Fifth, that working in a united front does not preclude, and in fact demands, the exercise of independence and initiative by working class and left forces. This means the building up of an independent force and presence, particularly among the working class, oppressed nationalities and other progressive sectors. Consistent internationalism and support for the right of self-determination must be promoted. The growing numbers of people who opposed the war on an anti-imperialist basis provided a depth and consistency to the antiwar movement especially towards the end.

And lastly, anti-intervention movements should ensure the full participation of oppressed nationalities. The Black Liberation Movement, in particular, played a leading role in the struggle against the system in the 1960’s. It was a powerful anti-war force in its own right, and it also objectively enabled the anti-war movement to move to higher levels of political understanding and struggle. Yet the antiwar movement remained generally segregated, reflecting the overall state of society. Chauvinism within much of the movement’s leadership, especially in the traditional peace and liberal sectors, was a major shortcoming that held back the movement.
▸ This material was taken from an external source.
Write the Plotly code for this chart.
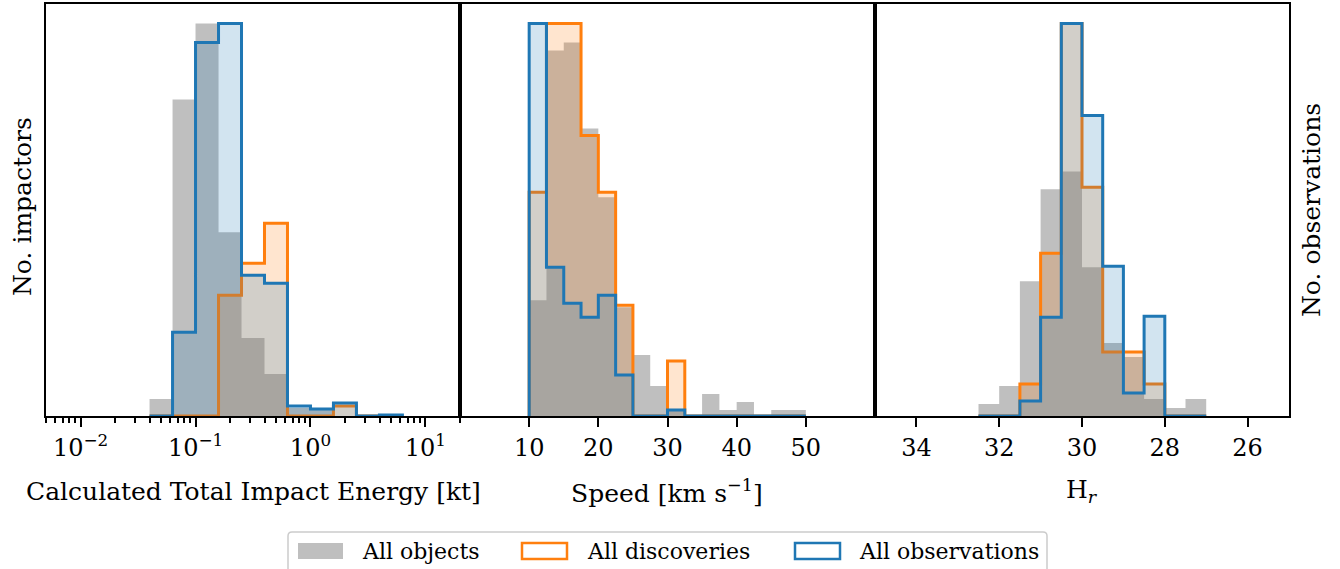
import numpy as np
import plotly.graph_objects as go

W, H = 1340, 569

# ---------------- data (relative histogram heights) ----------------
# Panel 1: Calculated total impact energy [kt], bins uniform in log10
energy_bin_edges_log10 = [-1.4, -1.2, -1.0, -0.8, -0.6, -0.4, -0.2, 0.0, 0.2, 0.4, 0.6, 0.8]
energy_all = [17, 317, 393, 184, 78, 42, 8, 6, 0, 0, 0]
energy_disc = [0, 0, 0, 121, 153, 193, 0, 0, 10, 0, 0]
energy_obs = [0, 84, 374, 393, 141, 133, 10, 7, 13, 0, 1]

# Panel 2: Speed [km/s]
speed_bin_edges = [10, 12.5, 15, 17.5, 20, 22.5, 25, 27.5, 30, 32.5, 35, 37.5, 40, 42.5, 45, 47.5, 50]
speed_all = [116, 366, 374, 288, 219, 109, 61, 30, 5, 0, 22, 6, 14, 0, 6, 6]
speed_disc = [224, 393, 393, 281, 224, 111, 0, 0, 55, 0, 0, 0, 0, 0, 0, 0]
speed_obs = [393, 149, 113, 99, 121, 41, 0, 0, 6, 0, 0, 0, 0, 0, 0, 0]

# Panel 3: absolute magnitude H_r
hmag_bin_edges = [27.0, 27.5, 28.0, 28.5, 29.0, 29.5, 30.0, 30.5, 31.0, 31.5, 32.0, 32.5]
hmag_all = [17, 8, 17, 59, 73, 149, 245, 227, 135, 30, 12]
hmag_disc = [0, 0, 32, 64, 64, 229, 393, 163, 32, 0, 0]
hmag_obs = [0, 0, 100, 23, 150, 301, 393, 99, 15, 0, 0]

energy_ticks = [0.01, 0.1, 1, 10]
energy_ticktext = ["10<sup>−2</sup>", "10<sup>−1</sup>", "10<sup>0</sup>", "10<sup>1</sup>"]
speed_ticks = [10, 20, 30, 40, 50]
hmag_ticks = [34, 32, 30, 28, 26]

series_names = ["All objects", "All discoveries", "All observations"]

# ---------------- style ----------------
FONT = "DejaVu Serif"
FS_TICK = 24
FS_LABEL = 25
FS_LEG = 22
GRAY_FILL = "rgba(128,128,128,0.5)"
ORANGE = "#ff7f0e"
ORANGE_FILL = "rgba(255,127,14,0.2)"
BLUE = "#1f77b4"
BLUE_FILL = "rgba(31,119,180,0.2)"


def px_x(p):
    return p / W


def px_y(p):
    return 1 - p / H


def step_xy(edges, counts):
    edges = list(edges)
    x = [edges[0]] + edges[:-1] + [edges[-1]]
    y = [0] + list(counts) + [0]
    return x, y


fig = go.Figure()

panels = [
    ([10 ** e for e in energy_bin_edges_log10], energy_all, energy_disc, energy_obs, "x", "y"),
    (speed_bin_edges, speed_all, speed_disc, speed_obs, "x2", "y2"),
    (hmag_bin_edges, hmag_all, hmag_disc, hmag_obs, "x3", "y3"),
]

for edges, a, d, o, xa, ya in panels:
    x, y = step_xy(edges, a)
    fig.add_trace(go.Scatter(x=x, y=y, mode="lines", line=dict(width=0, shape="hv"),
                             fill="tozeroy", fillcolor=GRAY_FILL, name=series_names[0],
                             showlegend=False, xaxis=xa, yaxis=ya, hoverinfo="skip"))
    x, y = step_xy(edges, d)
    fig.add_trace(go.Scatter(x=x, y=y, mode="lines", line=dict(width=3, color=ORANGE, shape="hv"),
                             fill="tozeroy", fillcolor=ORANGE_FILL, name=series_names[1],
                             showlegend=False, xaxis=xa, yaxis=ya, hoverinfo="skip"))
    x, y = step_xy(edges, o)
    fig.add_trace(go.Scatter(x=x, y=y, mode="lines", line=dict(width=3, color=BLUE, shape="hv"),
                             fill="tozeroy", fillcolor=BLUE_FILL, name=series_names[2],
                             showlegend=False, xaxis=xa, yaxis=ya, hoverinfo="skip"))

y_dom = [px_y(416), px_y(4)]
x_doms = [[px_x(46), px_x(460)], [px_x(460), px_x(875)], [px_x(875), px_x(1289)]]

common_x = dict(showline=True, linewidth=2, linecolor="black", mirror=True, showgrid=False,
                zeroline=False, ticks="outside", ticklen=9, tickwidth=2, tickcolor="black",
                tickfont=dict(family=FONT, size=FS_TICK, color="black"), ticklabelstandoff=0)
common_y = dict(showline=True, linewidth=2, linecolor="black", mirror=True, showgrid=False,
                zeroline=False, ticks="", showticklabels=False, domain=y_dom)

minor_vals = [k * 10.0 ** e for e in range(-3, 2) for k in range(2, 10)
              if 0.005 <= k * 10.0 ** e <= 20]

fig.update_layout(
    xaxis=dict(common_x, type="log", domain=x_doms[0], anchor="y",
               range=[np.log10(0.005), np.log10(20)],
               tickvals=energy_ticks, ticktext=energy_ticktext,
               minor=dict(tickvals=minor_vals, ticks="outside", ticklen=5, tickwidth=1.5,
                          tickcolor="black", showgrid=False)),
    xaxis2=dict(common_x, domain=x_doms[1], anchor="y2", range=[0, 60], tickvals=speed_ticks),
    xaxis3=dict(common_x, domain=x_doms[2], anchor="y3", range=[35, 25], tickvals=hmag_ticks),
    yaxis=dict(common_y, anchor="x", range=[0, 1.05 * max(energy_all + energy_disc + energy_obs)]),
    yaxis2=dict(common_y, anchor="x2", range=[0, 1.05 * max(speed_all + speed_disc + speed_obs)]),
    yaxis3=dict(common_y, anchor="x3", range=[0, 1.05 * max(hmag_all + hmag_disc + hmag_obs)]),
    width=W, height=H,
    margin=dict(l=0, r=0, t=0, b=0),
    plot_bgcolor="white", paper_bgcolor="white",
    font=dict(family=FONT, size=FS_TICK, color="black"),
    showlegend=False,
)

anns = []


def txt(text, x, y, size, xanchor="center", angle=0):
    anns.append(dict(text=text, x=px_x(x), y=px_y(y), xref="paper", yref="paper",
                     xanchor=xanchor, yanchor="middle", showarrow=False, textangle=angle,
                     font=dict(family=FONT, size=size, color="black")))


txt("Calculated Total Impact Energy [kt]", 253, 491, FS_LABEL)
txt("Speed [km s<sup>−1</sup>]", 667, 491, FS_LABEL)
txt("H<sub><i>r</i></sub>", 1082, 491, FS_LABEL)
txt("No. impactors", 23, 207, FS_LABEL, angle=-90)
txt("No. observations", 1311, 210, FS_LABEL, angle=-90)

# legend (drawn manually below the panels)
shapes = []
x0, x1, y0, y1, r = 288, 1047, 532, 590, 4
path = (f"M {px_x(x0 + r)},{px_y(y0)} L {px_x(x1 - r)},{px_y(y0)} "
        f"Q {px_x(x1)},{px_y(y0)} {px_x(x1)},{px_y(y0 + r)} L {px_x(x1)},{px_y(y1)} "
        f"L {px_x(x0)},{px_y(y1)} L {px_x(x0)},{px_y(y0 + r)} "
        f"Q {px_x(x0)},{px_y(y0)} {px_x(x0 + r)},{px_y(y0)} Z")
shapes.append(dict(type="path", path=path, xref="paper", yref="paper",
                   line=dict(color="#cccccc", width=1.5), fillcolor="white", layer="above"))
sym_x = [298, 522, 795]
txt_x = [360, 585, 857]
sym_styles = [dict(fillcolor=GRAY_FILL, line=dict(width=0)),
              dict(fillcolor="white", line=dict(color=ORANGE, width=2.5)),
              dict(fillcolor="white", line=dict(color=BLUE, width=2.5))]
for sx, st in zip(sym_x, sym_styles):
    shapes.append(dict(type="rect", xref="paper", yref="paper", x0=px_x(sx), x1=px_x(sx + 45),
                       y0=px_y(559), y1=px_y(543), layer="above", **st))
for tx, name in zip(txt_x, series_names):
    txt(name, tx, 551, FS_LEG, xanchor="left")

fig.update_layout(annotations=anns, shapes=shapes)
fig.write_html(
    "out.html",
    config={"displayModeBar": False},
    post_script="document.body.style.margin='0';document.body.style.padding='0';"
                "document.body.style.overflow='hidden';",
)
Overall, the anti-war movement showed that the masses of people in the U.S. will not support imperialist aggression un-questioningly. The movement imbued a whole generation of people with a sense of the importance of upholding the right of self-determination. The anti-Viet Nam War movement demonstrated that the people of the U.S. are part of the worldwide struggle against imperialism, and that the peace and anti-intervention movement in the U.S., which is today struggling for nuclear disarmament, non-intervention in Central America and an end to South African apartheid, is a potentially even more powerful movement.